O diretor do filme, Tate Taylor, contrasta o atraso das praticas sociais com a modernidade dos carros das famílias brancas. Um dos pontos altos do filme é o desfile de imensos carros de design zoomórfico como o Cadillac rabo-de-peixe conversível, que mais parecia uma sereia desfilando pelas ruas ou o Chevrolet Impala com asas traseiras de fazer inveja a Batman ou ainda os primeiros carros com faróis olho de gato e pálpebras móveis.

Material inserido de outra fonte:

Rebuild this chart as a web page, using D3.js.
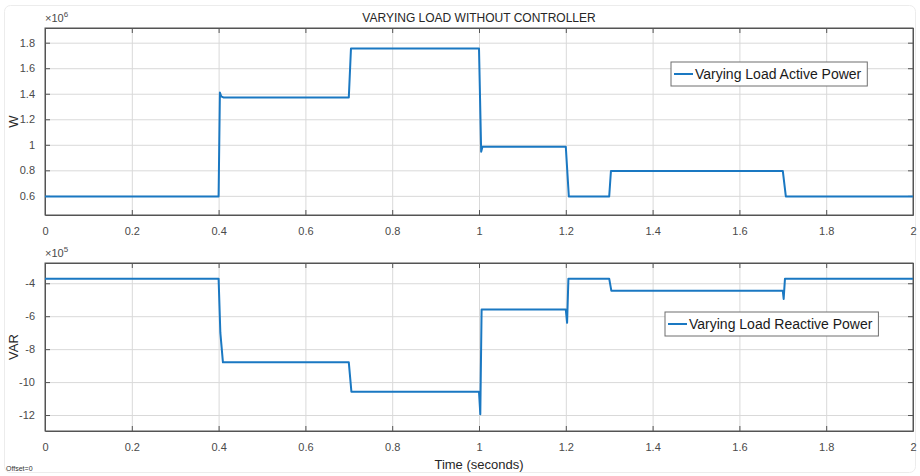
<!DOCTYPE html>
<html lang="en">
<head>
    <meta charset="UTF-8">
    <title>Varying load without controller</title>
    <style>
        body { margin: 0; background: #fff; }
        svg { display: block; font-family: "Liberation Sans", Arial, sans-serif; }
        .grid line { stroke: #d9d9d9; stroke-width: 1; }
        .grid .domain { display: none; }
        .axis text { fill: #4a4a4a; font-size: 11px; }
        .axis line, .axis path { stroke: #555; }
        .frame { fill: none; stroke: #555; stroke-width: 1; }
        .trace { fill: none; stroke: #1a78c2; stroke-width: 2; stroke-linejoin: round; }
    </style>
    <script src="https://cdn.jsdelivr.net/npm/d3@7"></script>
</head>
<body>
    <div id="chart"></div>
    <script>
        // values
        var xTicks = [0, 0.2, 0.4, 0.6, 0.8, 1, 1.2, 1.4, 1.6, 1.8, 2];

        // active power, x10^6 W
        var activeTime = [0, 0.4, 0.403, 0.406, 0.412, 0.7, 0.705, 1.0, 1.005, 1.008, 1.015, 1.2, 1.207, 1.3, 1.304, 1.7, 1.707, 2];
        var activeValue = [0.595, 0.595, 1.41, 1.38, 1.37, 1.37, 1.755, 1.755, 0.945, 0.985, 0.985, 0.985, 0.595, 0.595, 0.795, 0.795, 0.595, 0.595];
        var activeTicks = [0.6, 0.8, 1, 1.2, 1.4, 1.6, 1.8];

        // reactive power, x10^5 VAR
        var reactiveTime = [0, 0.4, 0.404, 0.41, 0.7, 0.706, 1.0, 1.003, 1.006, 1.2, 1.203, 1.206, 1.3, 1.305, 1.7, 1.702, 1.705, 2];
        var reactiveValue = [-3.72, -3.72, -7.0, -8.8, -8.8, -10.58, -10.58, -11.95, -5.6, -5.6, -6.4, -3.72, -3.72, -4.46, -4.46, -4.95, -3.72, -3.72];
        var reactiveTicks = [-12, -10, -8, -6, -4];

        var W = 920, H = 476;
        var svg = d3.select("#chart").append("svg")
            .attr("width", W)
            .attr("height", H);

        // light card frame around the figure
        svg.append("rect")
            .attr("x", 4.5).attr("y", 5.5)
            .attr("width", W - 9).attr("height", H - 9)
            .attr("rx", 6)
            .attr("fill", "#fff")
            .attr("stroke", "#ececec");

        var x = d3.scaleLinear().domain([0, 2]).range([45, 913]);

        function panel(opt) {
            var y = d3.scaleLinear().domain(opt.yDomain).range([opt.bottom, opt.top]);
            var g = svg.append("g");

            // grid
            g.append("g").attr("class", "grid")
                .attr("transform", "translate(0," + opt.bottom + ")")
                .call(d3.axisBottom(x).tickValues(xTicks).tickSize(-(opt.bottom - opt.top)).tickFormat(""));
            g.append("g").attr("class", "grid")
                .attr("transform", "translate(" + x.range()[0] + ",0)")
                .call(d3.axisLeft(y).tickValues(opt.yTicks).tickSize(-(x.range()[1] - x.range()[0])).tickFormat(""));

            // axes, ticks pointing inwards like matlab
            g.append("g").attr("class", "axis")
                .attr("transform", "translate(0," + opt.bottom + ")")
                .call(d3.axisBottom(x).tickValues(xTicks).tickSizeInner(-5).tickSizeOuter(0).tickPadding(12).tickFormat(d3.format("")));
            g.append("g").attr("class", "axis")
                .attr("transform", "translate(0," + opt.top + ")")
                .call(d3.axisTop(x).tickValues(xTicks).tickSizeInner(-5).tickSizeOuter(0).tickFormat(""));
            g.append("g").attr("class", "axis")
                .attr("transform", "translate(" + x.range()[0] + ",0)")
                .call(d3.axisLeft(y).tickValues(opt.yTicks).tickSizeInner(-5).tickSizeOuter(0).tickPadding(10).tickFormat(d3.format("")));
            g.append("g").attr("class", "axis")
                .attr("transform", "translate(" + x.range()[1] + ",0)")
                .call(d3.axisRight(y).tickValues(opt.yTicks).tickSizeInner(-5).tickSizeOuter(0).tickFormat(""));

            g.selectAll(".axis text").text(function () {
                return this.textContent.replace("\u2212", "-");
            });

            g.append("rect").attr("class", "frame")
                .attr("x", x.range()[0]).attr("y", opt.top)
                .attr("width", x.range()[1] - x.range()[0])
                .attr("height", opt.bottom - opt.top);

            // trace
            var pts = opt.t.map(function (t, i) { return [t, opt.v[i]]; });
            g.append("path").attr("class", "trace")
                .attr("d", d3.line().x(function (d) { return x(d[0]); }).y(function (d) { return y(d[1]); })(pts));

            // exponent
            var ex = g.append("text")
                .attr("x", x.range()[0]).attr("y", opt.top - 6)
                .attr("fill", "#4a4a4a").style("font-size", "11px");
            ex.append("tspan").text("\u00d710");
            ex.append("tspan").attr("dy", -5).style("font-size", "8px").text(opt.exp);

            // y label
            g.append("text")
                .attr("transform", "translate(18," + ((opt.top + opt.bottom) / 2) + ") rotate(-90)")
                .attr("text-anchor", "middle")
                .attr("fill", "#262626").style("font-size", "13px")
                .text(opt.label);

            // legend
            var lg = g.append("g").attr("transform", "translate(" + opt.legend[0] + "," + opt.legend[1] + ")");
            var lt = lg.append("text")
                .attr("x", 24).attr("y", 17)
                .attr("fill", "#1a1a1a").style("font-size", "14px")
                .text(opt.name);
            var bw = lt.node().getComputedTextLength() + 30;
            lg.insert("rect", "text")
                .attr("width", bw).attr("height", 24)
                .attr("fill", "#fff").attr("stroke", "#6e6e6e");
            lg.append("line")
                .attr("x1", 3).attr("x2", 22).attr("y1", 12).attr("y2", 12)
                .attr("stroke", "#1a78c2").attr("stroke-width", 2);
        }

        panel({
            top: 28, bottom: 215, yDomain: [0.45, 1.915], yTicks: activeTicks,
            t: activeTime, v: activeValue, exp: "6", label: "W",
            name: "Varying Load Active Power", legend: [671, 62]
        });
        panel({
            top: 263, bottom: 431, yDomain: [-12.97, -2.77], yTicks: reactiveTicks,
            t: reactiveTime, v: reactiveValue, exp: "5", label: "VAR",
            name: "Varying Load Reactive Power", legend: [665, 312]
        });

        svg.append("text")
            .attr("x", 479).attr("y", 22)
            .attr("text-anchor", "middle")
            .attr("fill", "#262626").style("font-size", "12px")
            .text("VARYING LOAD WITHOUT CONTROLLER");

        svg.append("text")
            .attr("x", 479).attr("y", 469)
            .attr("text-anchor", "middle")
            .attr("fill", "#262626").style("font-size", "13px")
            .text("Time (seconds)");

        svg.append("text")
            .attr("x", 6).attr("y", 471)
            .attr("fill", "#333").style("font-size", "7px")
            .text("Offset=0");
    </script>
</body>
</html>
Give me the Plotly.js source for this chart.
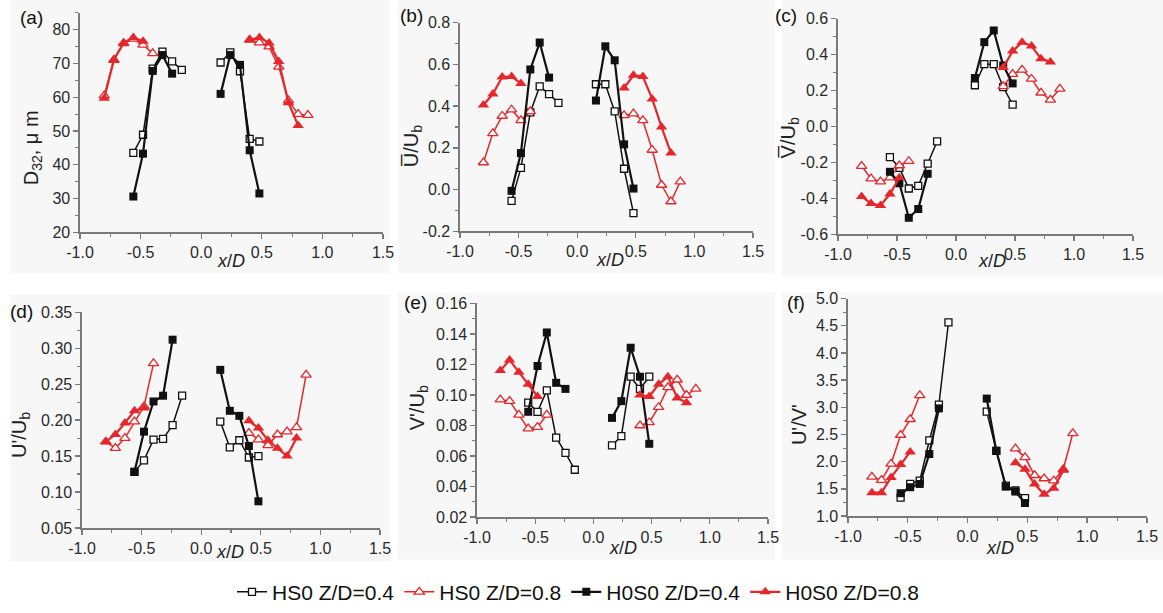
<!DOCTYPE html>
<html><head><meta charset="utf-8">
<script src="https://cdn.plot.ly/plotly-3.0.1.min.js"></script>
<style>html,body{margin:0;padding:0;background:#fff;}</style>
</head><body>
<div id="chart" style="width:1163px;height:613px;"></div>
<script>
// x positions (x/D); null separates the two jet halves
const xHS04  = [-0.56,-0.48,-0.40,-0.32,-0.24,-0.16,null,0.16,0.24,0.32,0.40,0.48];
const xHS08  = [-0.80,-0.72,-0.64,-0.56,-0.48,-0.40,null,0.40,0.48,0.56,0.64,0.72,0.80,0.88];
const xH0S04 = [-0.56,-0.48,-0.40,-0.32,-0.24,null,0.16,0.24,0.32,0.40,0.48];
const xH0S08 = [-0.80,-0.72,-0.64,-0.56,-0.48,null,0.40,0.48,0.56,0.64,0.72,0.80];

const seriesNames = ["HS0 Z/D=0.4","HS0 Z/D=0.8","H0S0 Z/D=0.4","H0S0 Z/D=0.8"];

// (a) D32, um
const a_HS04  = [43.5,48.9,68.5,73.5,70.6,68.1,null,70.3,73.3,67.7,47.7,46.9];
const a_HS08  = [60.5,71.0,76.0,77.3,75.5,73.0,null,77.0,76.2,75.0,69.0,59.0,55.0,54.7];
const a_H0S04 = [30.6,43.3,67.8,72.5,67.0,null,61.0,72.5,69.6,44.3,31.5];
const a_H0S08 = [59.7,71.2,76.1,77.7,76.6,null,77.0,77.7,76.1,70.6,58.4,51.6];
// (b) mean U / Ub
const b_HS04  = [-0.054,0.104,0.37,0.495,0.458,0.416,null,0.505,0.505,0.375,0.10,-0.113];
const b_HS08  = [0.13,0.27,0.353,0.383,0.332,0.375,null,0.356,0.364,0.332,0.19,0.022,-0.057,0.038];
const b_H0S04 = [-0.006,0.175,0.576,0.705,0.537,null,0.427,0.687,0.62,0.217,0.005];
const b_H0S08 = [0.406,0.458,0.54,0.542,0.509,null,0.487,0.548,0.542,0.435,0.30,0.175];
// (c) mean V / Ub
const c_HS04  = [-0.17,-0.23,-0.345,-0.33,-0.206,-0.083,null,0.23,0.347,0.347,0.22,0.122];
const c_HS08  = [-0.22,-0.29,-0.307,-0.285,-0.217,-0.193,null,0.224,0.292,0.316,0.265,0.188,0.149,0.21];
const c_H0S04 = [-0.252,-0.316,-0.508,-0.459,-0.263,null,0.27,0.47,0.535,0.34,0.24];
const c_H0S08 = [-0.39,-0.428,-0.44,-0.376,-0.285,null,0.329,0.42,0.47,0.448,0.378,0.36];
// (d) U' / Ub
const d_HS04  = [0.128,0.144,0.173,0.174,0.193,0.234,null,0.198,0.162,0.172,0.148,0.15];
const d_HS08  = [0.17,0.161,0.175,0.198,0.219,0.279,null,0.182,0.173,0.165,0.18,0.184,0.19,0.263];
const d_H0S04 = [0.128,0.184,0.226,0.234,0.312,null,0.27,0.213,0.206,0.164,0.087];
const d_H0S08 = [0.17,0.18,0.196,0.213,0.217,null,0.199,0.189,0.172,0.161,0.15,0.175];
// (e) V' / Ub
const e_HS04  = [0.095,0.089,0.103,0.072,0.062,0.051,null,0.067,0.073,0.112,0.104,0.112];
const e_HS08  = [0.097,0.096,0.087,0.078,0.079,0.087,null,0.080,0.082,0.092,0.105,0.110,0.100,0.104];
const e_H0S04 = [0.089,0.119,0.141,0.108,0.104,null,0.085,0.096,0.131,0.112,0.068];
const e_H0S08 = [0.116,0.123,0.115,0.107,0.099,null,0.100,0.099,0.107,0.112,0.098,0.095];
// (f) U' / V'
const f_HS04  = [1.34,1.59,1.65,2.39,3.05,4.56,null,2.92,2.20,1.56,1.47,1.33];
const f_HS08  = [1.72,1.66,1.96,2.49,2.78,3.22,null,2.24,2.08,1.75,1.69,1.65,1.86,2.52];
const f_H0S04 = [1.42,1.53,1.59,2.14,2.98,null,3.16,2.20,1.54,1.45,1.24];
const f_H0S08 = [1.43,1.43,1.71,1.95,2.18,null,1.98,1.86,1.59,1.40,1.51,1.84];

// tick labels
const xTickVals = [-1.0,-0.5,0.0,0.5,1.0,1.5];
const xTickText = ["-1.0","-0.5","0.0","0.5","1.0","1.5"];
const yTickVals = [
  [20,30,40,50,60,70,80],
  [-0.2,0.0,0.2,0.4,0.6,0.8],
  [-0.6,-0.4,-0.2,0.0,0.2,0.4,0.6],
  [0.05,0.10,0.15,0.20,0.25,0.30,0.35],
  [0.02,0.04,0.06,0.08,0.10,0.12,0.14,0.16],
  [1.0,1.5,2.0,2.5,3.0,3.5,4.0,4.5,5.0]
];
const yTickText = [
  ["20","30","40","50","60","70","80"],
  ["-0.2","0.0","0.2","0.4","0.6","0.8"],
  ["-0.6","-0.4","-0.2","0.0","0.2","0.4","0.6"],
  ["0.05","0.10","0.15","0.20","0.25","0.30","0.35"],
  ["0.02","0.04","0.06","0.08","0.10","0.12","0.14","0.16"],
  ["1.0","1.5","2.0","2.5","3.0","3.5","4.0","4.5","5.0"]
];
const yMinorDtick = [5,0.1,0.1,0.025,0.01,0.25];

const panelLabels = ["(a)","(b)","(c)","(d)","(e)","(f)"];
const yTitles = ["D<sub>32</sub>, μ m","U\u0305/U<sub>b</sub>","V\u0305/U<sub>b</sub>","U'/U<sub>b</sub>","V'/U<sub>b</sub>","U'/V'"];
const yRanges = [[20,85],[-0.2,0.8],[-0.6,0.6],[0.05,0.35],[0.02,0.16],[1.0,5.0]];

const panelData = [
  [a_HS04,a_HS08,a_H0S04,a_H0S08],
  [b_HS04,b_HS08,b_H0S04,b_H0S08],
  [c_HS04,c_HS08,c_H0S04,c_H0S08],
  [d_HS04,d_HS08,d_H0S04,d_H0S08],
  [e_HS04,e_HS08,e_H0S04,e_H0S08],
  [f_HS04,f_HS08,f_H0S04,f_H0S08]
];
const xSets = [xHS04,xHS08,xH0S04,xH0S08];

// layout geometry (pixels)
const W = 1163, H = 613;
const boxes = [ // [x0,x1,y0(top),y1(bottom)] of plot area
  [80,383,13,235],[460,753,23,234],[838,1133,19,237],
  [82,380,316,534],[477,768,307,523],[848,1147,302,522]
];
const bgBoxes = [
  [10,390,0,277],[398,775,0,277],[782,1163,0,280],
  [10,390,298,568],[398,775,296,566],[782,1163,296,566]
];
const labelPos = [[31,18],[411,16],[786,16],[21,315],[415,306],[796,306]];
const yTitlePos = [[32,150],[412,148],[789,140],[21,440],[418,413],[799,430]];
const xTitlePos = [[231,264],[610,263],[992,264],[230,558],[623,554],[1000,554]];

const RED = "#e5262b", BLK = "#111111", AX = "#7a7a7a";
const styles = [
  {line:{color:BLK,width:1.5}, marker:{symbol:"square",size:7,color:"#ffffff",line:{color:BLK,width:1.3}}},
  {line:{color:RED,width:1.5}, marker:{symbol:"triangle-up",size:9,color:"#ffffff",line:{color:RED,width:1.3}}},
  {line:{color:BLK,width:2.2}, marker:{symbol:"square",size:8,color:BLK,line:{color:BLK,width:0}}},
  {line:{color:RED,width:2.2}, marker:{symbol:"triangle-up",size:10,color:RED,line:{color:RED,width:0}}}
];

const traces = [];
const layout = {
  width:W, height:H, margin:{l:0,r:0,t:0,b:0},
  paper_bgcolor:"#ffffff", plot_bgcolor:"rgba(0,0,0,0)",
  font:{family:"Liberation Sans, Arial, sans-serif", color:"#222"},
  showlegend:true,
  legend:{orientation:"h", x:0.497, xanchor:"center", y:1-599/H, yanchor:"middle",
          font:{size:21,color:"#111"}, bgcolor:"rgba(0,0,0,0)", traceorder:"normal", itemwidth:30},
  shapes:[], annotations:[]
};

for (let p=0; p<6; p++) {
  const xa = p===0 ? "x" : "x"+(p+1);
  const ya = p===0 ? "y" : "y"+(p+1);
  for (let s=0; s<4; s++) {
    traces.push({
      type:"scatter", mode:"lines+markers",
      x:xSets[s], y:panelData[p][s], xaxis:xa, yaxis:ya,
      name:seriesNames[s], legendgroup:seriesNames[s], showlegend:p===0,
      connectgaps:false, cliponaxis:false,
      line:styles[s].line, marker:styles[s].marker
    });
  }
  const b = boxes[p];
  const axX = {
    domain:[b[0]/W, b[1]/W], anchor:ya, range:[-1.0,1.5],
    tickmode:"array", tickvals:xTickVals, ticktext:xTickText,
    showline:true, linecolor:AX, linewidth:1.6, ticks:"outside", ticklen:5, tickwidth:1.4, tickcolor:AX,
    minor:{ticks:"outside", ticklen:3, dtick:0.25, tickcolor:AX, tickwidth:1.1},
    showgrid:false, zeroline:false, tickfont:{size:16,color:"#2a2a2a"}, fixedrange:true
  };
  const axY = {
    domain:[1-b[3]/H, 1-b[2]/H], anchor:xa, range:yRanges[p],
    tickmode:"array", tickvals:yTickVals[p], ticktext:yTickText[p],
    showline:true, linecolor:AX, linewidth:1.6, ticks:"outside", ticklen:5, tickwidth:1.4, tickcolor:AX,
    minor:{ticks:"outside", ticklen:3, dtick:yMinorDtick[p], tick0:yRanges[p][0], tickcolor:AX, tickwidth:1.1},
    showgrid:false, zeroline:false, tickfont:{size:16,color:"#2a2a2a"}, fixedrange:true
  };
  layout[p===0?"xaxis":"xaxis"+(p+1)] = axX;
  layout[p===0?"yaxis":"yaxis"+(p+1)] = axY;

  const g = bgBoxes[p];
  layout.shapes.push({type:"rect", xref:"paper", yref:"paper", layer:"below",
    x0:g[0]/W, x1:g[1]/W, y0:1-g[3]/H, y1:1-g[2]/H, fillcolor:"#f7f7f7", line:{width:0}});

  layout.annotations.push({xref:"paper", yref:"paper", x:labelPos[p][0]/W, y:1-labelPos[p][1]/H,
    text:panelLabels[p], showarrow:false, font:{size:19,color:"#111"}, xanchor:"center", yanchor:"middle"});
  layout.annotations.push({xref:"paper", yref:"paper", x:yTitlePos[p][0]/W, y:1-yTitlePos[p][1]/H,
    text:yTitles[p], textangle:-90, showarrow:false, font:{size:20,color:"#222"}, xanchor:"center", yanchor:"middle"});
  layout.annotations.push({xref:"paper", yref:"paper", x:xTitlePos[p][0]/W, y:1-xTitlePos[p][1]/H,
    text:"<i>x</i>/<i>D</i>", showarrow:false, font:{size:18,color:"#222"}, xanchor:"center", yanchor:"middle"});
}

Plotly.newPlot("chart", traces, layout, {staticPlot:true, displayModeBar:false});
</script>
</body></html>
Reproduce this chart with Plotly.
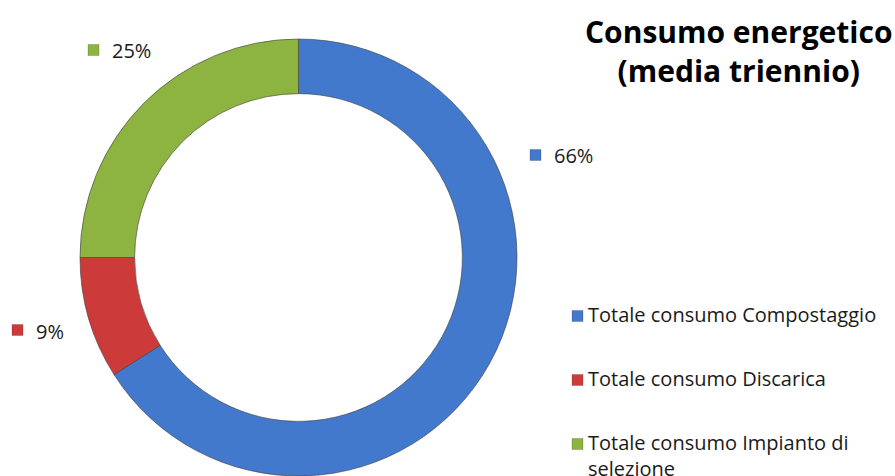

A abolição da escravatura se deu no Brasil 25 anos depois dos EE. UU., mas os Direitos Civis estão atrasados pelo menos meio século. Ainda há quem acredite que as cotas são uma invenção dos comunistas. Os sanitários e elevadores segregados, que só existem no Brasil, estão normatizados nos nossos códigos de obras. Conheci na Pituba um pequeno edifício que só possuía um elevador, mas este foi dividido no meio por um tabique, com acessos e comandos separados. Mesmo assim os patrões quase-brancos reclamavam dos empregados, quase-negros, que marcavam todos os andares só para pirraçar. Mas eles faziam o mesmo.

Aqui a segregação atende pelo nome de “serviço”. Um apartamento com “serviço completo” deve possuir tanque de lavagem ou despejo, “quarto de criada”, W.C. e acessos diferenciados. Nesses códigos os quartos de criadas obedecem ao principio do “mínimo habitável sem fazer força”, ou seja, 4 m². Como as empregadas de “tempo integral e dedicação exclusiva” estão se tornando raras, as imobiliárias passaram a apelidar estes cubículos, agora ligados ao corredor, de quartos reversíveis, para servir a outra máquina que não pode parar, o computador.

Mas os sanitários continuam separados, inclusive nos apartamentos mínimos, tipo sala-e-copulatório, como dizia Flávio de Carvalho. Conheci alguns, em apartamentos grandes e de luxo, que mal chegavam a ter 1m² e a empregada tinha que tomar banho sentada. No Mississipi na década de 60 a situação já era melhor. No filme uma patroa diz que os sanitários podiam ser iguais, mas separados. Quem ousaria dizer o mesmo aqui, hoje?

A integração racial nos EE. UU. custou a vida de dois presidentes: Lincoln y Kennedy. Aqui ela ainda não ocorreu. Mas a industrialização começa a libertar as empregadas. Não obstante esta situação, as imobiliárias continuam a lançar apartamentos com quatro suítes, mais lavabo e WC. Pobres donas de casa que terão de trabalhar para ajudar aos maridos, cuidar das crianças, cozinhar, lavar roupa e ainda esfregar tantos sanitários, inclusive o WC ! Quando as donas de casa serão libertadas?